Around 72% mid cap schemes failed to beat their benchmarks in the one-year horizon. The picture was marginally better in the three-year horizon. Around 58% of the schemes failed to beat their respective benchmarks in the three-year horizon. The underperformance was more pronounced in the five-year horizon. Around 86% mid cap schemes underperformed against their benchmarks in five years.
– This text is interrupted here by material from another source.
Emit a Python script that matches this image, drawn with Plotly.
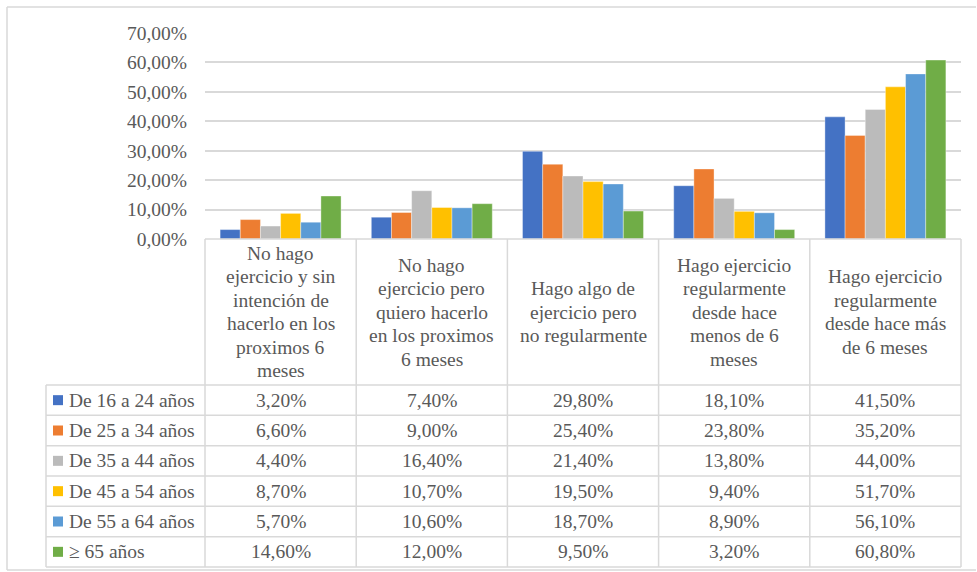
import plotly.graph_objects as go

# Stages of exercise behaviour (category axis) and age groups (series)
categories = [
    "No hago<br>ejercicio y sin<br>intención de<br>hacerlo en los<br>proximos 6<br>meses",
    "No hago<br>ejercicio pero<br>quiero hacerlo<br>en los proximos<br>6 meses",
    "Hago algo de<br>ejercicio pero<br>no regularmente",
    "Hago ejercicio<br>regularmente<br>desde hace<br>menos de 6<br>meses",
    "Hago ejercicio<br>regularmente<br>desde hace más<br>de 6 meses",
]
series_names = [
    "De 16 a 24 años",
    "De 25 a 34 años",
    "De 35 a 44 años",
    "De 45 a 54 años",
    "De 55 a 64 años",
    "≥ 65 años",
]
age_16_24 = [3.2, 7.4, 29.8, 18.1, 41.5]
age_25_34 = [6.6, 9.0, 25.4, 23.8, 35.2]
age_35_44 = [4.4, 16.4, 21.4, 13.8, 44.0]
age_45_54 = [8.7, 10.7, 19.5, 9.4, 51.7]
age_55_64 = [5.7, 10.6, 18.7, 8.9, 56.1]
age_65_plus = [14.6, 12.0, 9.5, 3.2, 60.8]
series_values = [age_16_24, age_25_34, age_35_44, age_45_54, age_55_64, age_65_plus]

y_ticks = [0, 10, 20, 30, 40, 50, 60, 70]

colors = ["#4472C4", "#ED7D31", "#BBBBBB", "#FFC000", "#5B9BD5", "#70AD47"]

W, H = 977, 572
FONT = "Liberation Serif"
TXT = "#595959"
LINE = "#D9D9D9"
FS = 19.5


def fx(px):
    return px / W


def fy(py):
    return 1 - py / H


def pct(v):
    return f"{v:.2f}".replace(".", ",") + "%"


# plot area and table geometry (pixels)
plot_l, plot_r = 205, 961
plot_t, plot_b = 33, 239
table_l = 46
header_b = 385
row_h = (567 - header_b) / len(series_names)
col_w = (plot_r - plot_l) / len(categories)

fig = go.Figure()
xcats = list(range(len(categories)))
for name, vals, col in zip(series_names, series_values, colors):
    fig.add_trace(go.Bar(
        x=xcats, y=vals, name=name,
        marker=dict(color=col, line=dict(width=0.6, color="rgba(255,255,255,0.6)")),
        showlegend=False, hoverinfo="skip",
    ))

fig.update_layout(
    width=W, height=H, autosize=False,
    margin=dict(l=0, r=0, t=0, b=0, pad=0),
    paper_bgcolor="white", plot_bgcolor="white",
    barmode="group", bargap=0.2, bargroupgap=0,
    showlegend=False,
    font=dict(family=FONT, color=TXT, size=FS),
    xaxis=dict(domain=[fx(plot_l), fx(plot_r)], range=[-0.5, len(categories) - 0.5],
               showticklabels=False, showgrid=False, zeroline=False, showline=False,
               automargin=False, fixedrange=True),
    yaxis=dict(domain=[fy(plot_b), fy(plot_t)], range=[0, 70],
               tickvals=y_ticks, ticktext=[pct(v) for v in y_ticks],
               showgrid=True, gridcolor=LINE, gridwidth=1.5, zeroline=False, showline=False,
               ticks="", ticklabelstandoff=17, tickfont=dict(family=FONT, color=TXT, size=FS),
               automargin=False, fixedrange=True),
)

shapes = []


def hline(y, x0, x1):
    shapes.append(dict(type="line", xref="paper", yref="paper", x0=fx(x0), x1=fx(x1), y0=fy(y), y1=fy(y),
                       line=dict(color=LINE, width=1.5)))


def vline(x, y0, y1):
    shapes.append(dict(type="line", xref="paper", yref="paper", x0=fx(x), x1=fx(x), y0=fy(y0), y1=fy(y1),
                       line=dict(color=LINE, width=1.5)))


# outer chart frame
hline(7, 7, 976)
hline(570, 7, 976)
vline(7, 7, 570)

# data table grid
hline(plot_b, plot_l, plot_r)
for i in range(len(series_names) + 1):
    hline(header_b + i * row_h, table_l, plot_r)
vline(table_l, header_b, 567)
for j in range(len(categories) + 1):
    vline(plot_l + j * col_w, plot_b, 567)

annotations = []
# category headers, one annotation per line
line_h = 23.5
for j, cat in enumerate(categories):
    lines = cat.split("<br>")
    cx = plot_l + (j + 0.5) * col_w
    cy = (plot_b + header_b) / 2
    start = cy - (len(lines) - 1) * line_h / 2
    for k, ln in enumerate(lines):
        annotations.append(dict(x=fx(cx), y=fy(start + k * line_h), xref="paper", yref="paper",
                                text=ln, showarrow=False, xanchor="center", yanchor="middle",
                                font=dict(family=FONT, color=TXT, size=FS)))

# table rows: legend key, series name and values
for i, (name, vals, col) in enumerate(zip(series_names, series_values, colors)):
    cy = header_b + (i + 0.5) * row_h
    shapes.append(dict(type="rect", xref="paper", yref="paper",
                       x0=fx(53), x1=fx(63), y0=fy(cy + 5), y1=fy(cy - 5),
                       fillcolor=col, line=dict(width=0)))
    annotations.append(dict(x=fx(67), y=fy(cy), xref="paper", yref="paper", text=name, showarrow=False,
                            xanchor="left", yanchor="middle", font=dict(family=FONT, color=TXT, size=FS)))
    for j, v in enumerate(vals):
        annotations.append(dict(x=fx(plot_l + (j + 0.5) * col_w), y=fy(cy), xref="paper", yref="paper",
                                text=pct(v), showarrow=False, xanchor="center", yanchor="middle",
                                font=dict(family=FONT, color=TXT, size=FS)))

fig.update_layout(shapes=shapes, annotations=annotations)

fig.write_html("out.html", config={"displayModeBar": False})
Many mutual fund advisors were apprehensive that actively-managed equity schemes would struggle to beat their total returns index or TRI-based benchmarks in the coming days. The Securities and Exchange Board of India or Sebi introduced TRI indices for mutual funds in February 2018. The trend is already visible in the large cap segment. However, most fund managers were confident that mid cap and small cap schemes would be able to generate alpha or extra returns over their benchmarks at least for another decade. However, this claim can be contested now.
Around 11 mid cap schemes failed to beat their respective benchmarks in all three horizons. Tata Mid Cap Growth Fund, one of the oldest mid cap funds, underperformed its benchmark in all three horizons. Taurus Discovery (Midcap) Fund also failed to beat its benchmark in all three horizons. DSP Midcap Fund, which manages more than Rs 13,000 crore AUM, also failed to outperform its benchmark in all three horizons.
Based on yearly returns since the launch of the total return index in 2018, mid cap funds underperformed their benchmarks in 2021 and 2022. In 2021, mid cap schemes offered an average return of around 42.83% against an average return of 48.11% by the benchmarks. In 2022, the category offered an average return of 2.11% against an average return of 4.04% by the benchmarks.
Based on the daily rolling returns, the mid cap category offered an average return of around 4.18% in a one-year horizon, 17.24% in three years, 13.06% in five years. The mid cap schemes are benchmarked against Nifty Midcap 100 -TRI, Nifty Midcap 150 -TRI, S&P BSE 150 Midcap -TRI, among others.
We considered regular and growth options of schemes for the study. Daily rolling returns of mid cap schemes were considered and compared against the benchmarks. Daily rolling returns for a one-year horizon were calculated for the period starting from May 15, 2022 to May 15, 2023. For the three-year horizon, rolling returns were calculated for the period starting from May 15, 2020 to May 15, 2023. For a five-year horizon, rolling returns were calculated for the period starting from May 15, 2018 to May 15, 2023.
Note, this exercise is not a recommendation. This exercise is just to find out how many mid cap schemes underperformed against their benchmarks. One should not invest or redeem their investments based on this exercise. Investors should always consider their investment horizon, risk appetite, and goals before making investments.
Mid cap schemes are usually recommended to aggressive investors who have a very high-risk tolerance and longer investment horizon of, say, seven to 10 years. A longer investment horizon helps investors to navigate the volatility better.